Convoité de toutes parts, le foncier industriel a traîné plusieurs anciens walis devant les tribunaux. En effet, quelques jours après l’incarcération de Noureddine Bedoui, un autre ancien wali de la République vient de rejoindre la prison d’El Harrach où croupissent des dizaines de dignitaires de l’ancien régime.
Il s’agit de Abderrahmane Madani Fouatih, qui était wali à Boumerdès entre octobre 2016 et avril 2018. Il a été placé récemment sous mandat de dépôt par le magistrat instructeur près le pôle pénal de Sidi M’hamed, a-t-on appris de source proche du dossier. L’ancien wali est poursuivi dans une affaire liée à l’attribution de foncier dédié à l’investissement dans la zone industrielle de Larbatache, à l’ouest de Boumerdès. Cité dans la même affaire, Nabil Berriche, son chef de cabinet au moment des faits, a été mis sous contrôle judiciaire, a-t-on indiqué.
Un autre prévenu, répondant au nom de Rekhila, qui serait le neveu de l’ex-Premier ministre Noureddine Bedoui, a été placé en détention provisoire pour, semble-t-il, avoir profité de la position de ce dernier pour obtenir un terrain dans la zone industrielle en question. Une zone de 137 ha qui, depuis sa création en 2015, a fait couler beaucoup d’encre, mais peine à ce jour à prendre forme malgré les sommes colossales d’argent englouties pour sa viabilisation. Les 160 lots de terrain qu’elle renferme étaient très convoités. La liste des premiers bénéficiaires contenaient plusieurs noms d’oligarques de l’ancien régime, à l’instar des Haddad, Kouninef, Mazouz, etc. Ces derniers et tant d’autres ont fini par se retrouver entre les mains de la justice, qui les a condamnés à de lourdes peines pour des faits de corruption.
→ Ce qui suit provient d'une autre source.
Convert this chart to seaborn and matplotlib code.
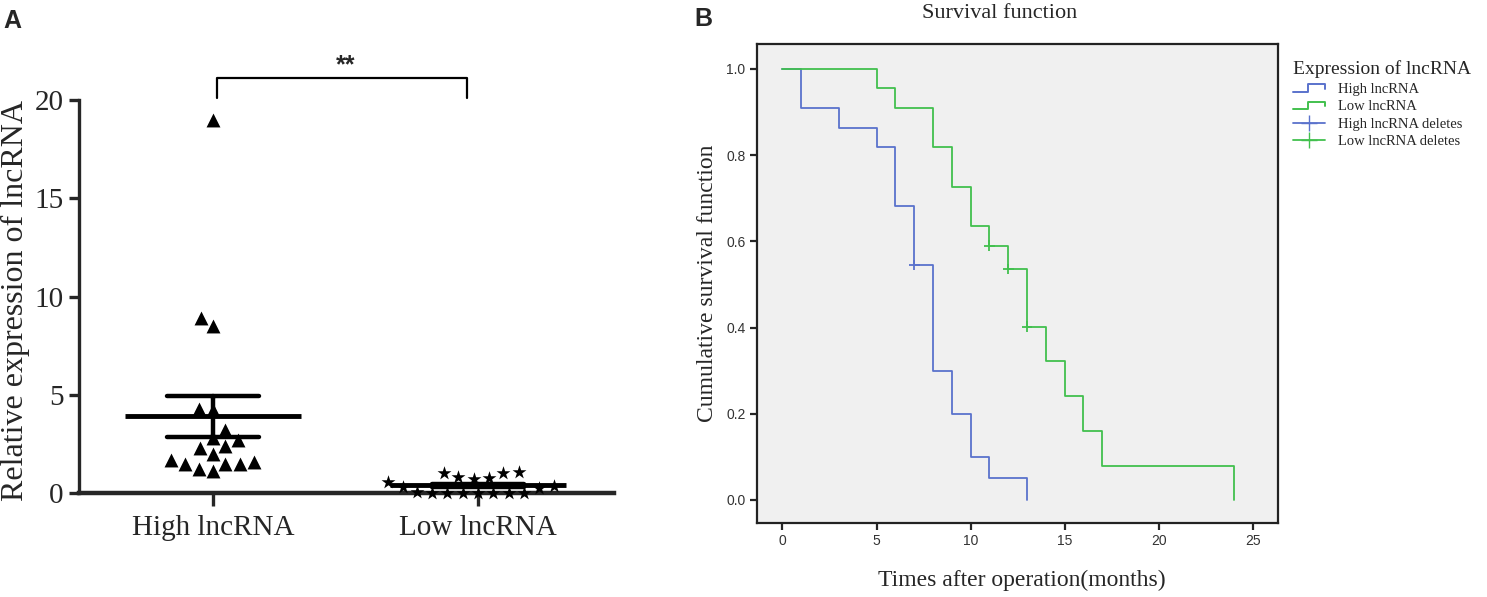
import pandas as pd
import matplotlib.pyplot as plt
import seaborn as sns
from matplotlib.lines import Line2D
from matplotlib.legend_handler import HandlerBase

# panel A: relative expression per group
groups = ['High lncRNA', 'Low lncRNA']
high_vals = [19.0, 8.9, 8.5, 4.3, 4.2, 3.2, 2.8, 2.7, 2.4, 2.3, 2.0, 1.7,
             1.5, 1.5, 1.5, 1.6, 1.1, 1.2]
low_vals = [0.83, 0.71, 1.0, 1.0, 1.05, 0.57, 0.74,
            0.0, 0.02, 0.01, 0.03, 0.0, 0.02, 0.01, 0.02,
            0.25, 0.30, 0.35]

# panel B: Kaplan-Meier steps
high_t = [0, 1, 3, 5, 6, 7, 8, 9, 10, 11, 13]
high_s = [1.0, 0.909, 0.864, 0.818, 0.682, 0.545, 0.300, 0.200, 0.100, 0.050, 0.0]
low_t = [0, 5, 6, 8, 9, 10, 11, 12, 13, 14, 15, 16, 17, 24]
low_s = [1.0, 0.955, 0.909, 0.818, 0.727, 0.636, 0.590, 0.536, 0.402, 0.322,
         0.241, 0.161, 0.080, 0.0]
high_cens_t = [7]
high_cens_s = [0.545]
low_cens_t = [11, 12, 13]
low_cens_s = [0.590, 0.536, 0.402]

BLUE = '#5a72cc'
GREEN = '#42c04e'
SERIF = 'Liberation Serif'
SANS = 'Liberation Sans'

sns.set_style('ticks')
plt.rcParams['font.family'] = [SERIF, 'DejaVu Serif']

fig = plt.figure(figsize=(14.87, 5.97), dpi=100)

# ---------------- panel A ----------------
axA = fig.add_axes([0.0531, 0.1742, 0.3598, 0.6583])
dfA = pd.DataFrame({'group': ['High lncRNA'] * len(high_vals) + ['Low lncRNA'] * len(low_vals),
                    'value': high_vals + low_vals})

sns.swarmplot(data=dfA[dfA.group == 'High lncRNA'], x='group', y='value', order=groups,
              marker='^', color='black', size=10, ax=axA, clip_on=False, zorder=3)
sns.swarmplot(data=dfA[dfA.group == 'Low lncRNA'], x='group', y='value', order=groups,
              marker='*', color='black', size=10.5, ax=axA, clip_on=False, zorder=3)
sns.pointplot(data=dfA, x='group', y='value', order=groups, errorbar='se', capsize=0.35,
              color='black', linestyle='none', marker='_', markersize=127,
              markeredgewidth=3.5, err_kws={'linewidth': 3.2}, ax=axA, zorder=4)

axA.set_xlim(-0.506, 1.513)
axA.set_ylim(0, 20)
axA.set_yticks([0, 5, 10, 15, 20])
sns.despine(ax=axA)
axA.spines['left'].set_linewidth(2.4)
axA.spines['bottom'].set_linewidth(3.2)
axA.tick_params(axis='y', length=7, width=2.4, pad=4, labelsize=21)
axA.tick_params(axis='x', length=9, width=2.4, pad=7, labelsize=21)
axA.set_xlabel('')
axA.set_ylabel('Relative expression of lncRNA', fontsize=23)
axA.yaxis.set_label_coords(-0.091, 0.49)

# significance bracket
axA.plot([0.015, 0.015, 0.96, 0.96], [20.1, 21.13, 21.13, 20.1], color='black',
         lw=1.6, clip_on=False)
axA.text(0.5, 21.75, '**', ha='center', va='center', fontsize=18, fontweight='bold',
         family=SANS)

fig.text(0.002, 0.965, 'A', fontsize=18, fontweight='bold', family=SANS, va='center')

# ---------------- panel B ----------------
axB = fig.add_axes([0.5089, 0.1235, 0.3508, 0.8028])
axB.set_facecolor('#f0f0f0')

km = pd.DataFrame({'time': high_t + low_t,
                   'surv': high_s + low_s,
                   'group': ['High lncRNA'] * len(high_t) + ['Low lncRNA'] * len(low_t)})
cens = pd.DataFrame({'time': high_cens_t + low_cens_t,
                     'surv': high_cens_s + low_cens_s,
                     'group': ['High lncRNA'] * len(high_cens_t) + ['Low lncRNA'] * len(low_cens_t)})
pal = {'High lncRNA': BLUE, 'Low lncRNA': GREEN}

sns.lineplot(data=km, x='time', y='surv', hue='group', palette=pal, estimator=None,
             sort=False, drawstyle='steps-post', linewidth=1.3, legend=False, ax=axB)
sns.scatterplot(data=cens, x='time', y='surv', hue='group', palette=pal, marker='+',
                s=60, linewidth=1.3, legend=False, ax=axB, zorder=5)

axB.set_xlim(-1.37, 26.37)
axB.set_ylim(-0.054, 1.058)
axB.set_xticks([0, 5, 10, 15, 20, 25])
axB.set_yticks([0.0, 0.2, 0.4, 0.6, 0.8, 1.0])
axB.set_yticklabels([f'{v:.1f}' for v in [0.0, 0.2, 0.4, 0.6, 0.8, 1.0]])
for sp in axB.spines.values():
    sp.set_linewidth(1.6)
    sp.set_color('#222222')
axB.tick_params(length=5, width=1.6, labelsize=10, labelcolor='#333333', pad=3)
for lab in axB.get_xticklabels() + axB.get_yticklabels():
    lab.set_family(SANS)

axB.set_xlabel('Times after operation(months)', fontsize=17)
axB.set_ylabel('Cumulative survival function', fontsize=17)
axB.xaxis.set_label_coords(0.508, -0.097)
axB.yaxis.set_label_coords(-0.075, 0.5)

fig.text(1000 / 1487, 1 - 14 / 597, 'Survival function', ha='center', va='center', fontsize=16)
fig.text(703 / 1487, 1 - 19 / 597, 'B', ha='center', va='center', fontsize=18,
         fontweight='bold', family=SANS)


class StepHandler(HandlerBase):
    def create_artists(self, legend, orig_handle, xdescent, ydescent, width, height,
                       fontsize, trans):
        x0 = -xdescent
        y0 = -ydescent + 0.1 * height
        y1 = -ydescent + 0.85 * height
        xs = [x0, x0 + 0.45 * width, x0 + 0.45 * width, x0 + width, x0 + width]
        ys = [y0, y0, y1, y1, y0 + 0.3 * height]
        return [Line2D(xs, ys, color=orig_handle.get_color(), lw=1.4, transform=trans)]


h_high = Line2D([], [], color=BLUE)
h_low = Line2D([], [], color=GREEN)
h_hc = Line2D([], [], color=BLUE, marker='+', markersize=11, lw=1.3)
h_lc = Line2D([], [], color=GREEN, marker='+', markersize=11, lw=1.3)
leg = fig.legend([h_high, h_low, h_hc, h_lc],
                 ['High lncRNA', 'Low lncRNA', 'High lncRNA deletes', 'Low lncRNA deletes'],
                 handler_map={h_high: StepHandler(), h_low: StepHandler()},
                 loc='upper left', bbox_to_anchor=(1283 / 1487, 1 - 50 / 597),
                 frameon=False, title='Expression of lncRNA', title_fontsize=14,
                 prop={'family': SERIF, 'size': 10.5}, handlelength=2.2,
                 handletextpad=0.9, labelspacing=0.3, borderpad=0.2)
leg._legend_box.align = 'left'

fig.savefig('out.png', dpi=100)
Il faut dire que Abderrahmane Madani Fouatih, énarque à la silhouette imposante, a marqué son passage à la tête de la wilaya de Boumerdès. La population locale garde de lui l’image d’un homme arrogant, autoritaire mais efficace sur le plan de gestion et porteur d’idées innovantes. En témoignent les comités de gestion des grandes villes créés à son époque et les nombreux concours instaurés afin d’améliorer le cadre de vie des citoyens, tels que Top City, Top Village et Top Summer de la meilleure plage.
Tout en lui reprochant sa proximité avec les milieux des affaires, beaucoup reconnaissent ses qualités de leader exigeant et intransigeant avec ses subalternes, notamment les maires, auxquels il avait donné du fil à retordre en les obligeant à présenter leur bilan de gestion à la population avant chaque fin d’année. Après Nouria Yamina Zerhouni et Mohamed Salamani, Abderrahmane Madani Fouatih est le 3e ancien wali de Boumerdès à être rattrapé par la justice pour ses faits de gestion, et plus particulièrement l’octroi du foncier industriel.
Comme lui, une douzaine d’autres walis sont poursuivis en justice pour le même motif. Si le clientélisme et le favoritisme dans l’attribution du foncier étaient une des marques de fabrique du système Bouteflika, d’aucuns auront constaté que le fléau s’est beaucoup aggravé après le 4e mandat. Cela notamment après le gel du Calpiref et l’abrogation de l’ordonnance n°08-04 à la faveur de la loi de finances complémentaire de 2015, autorisant les walis à concéder les terrains relevant du domaine privé de l’Etat par un simple arrêté. Le Calpiref étant alors perçu comme un sérieux obstacle devant les appétits voraces de la caste au pouvoir.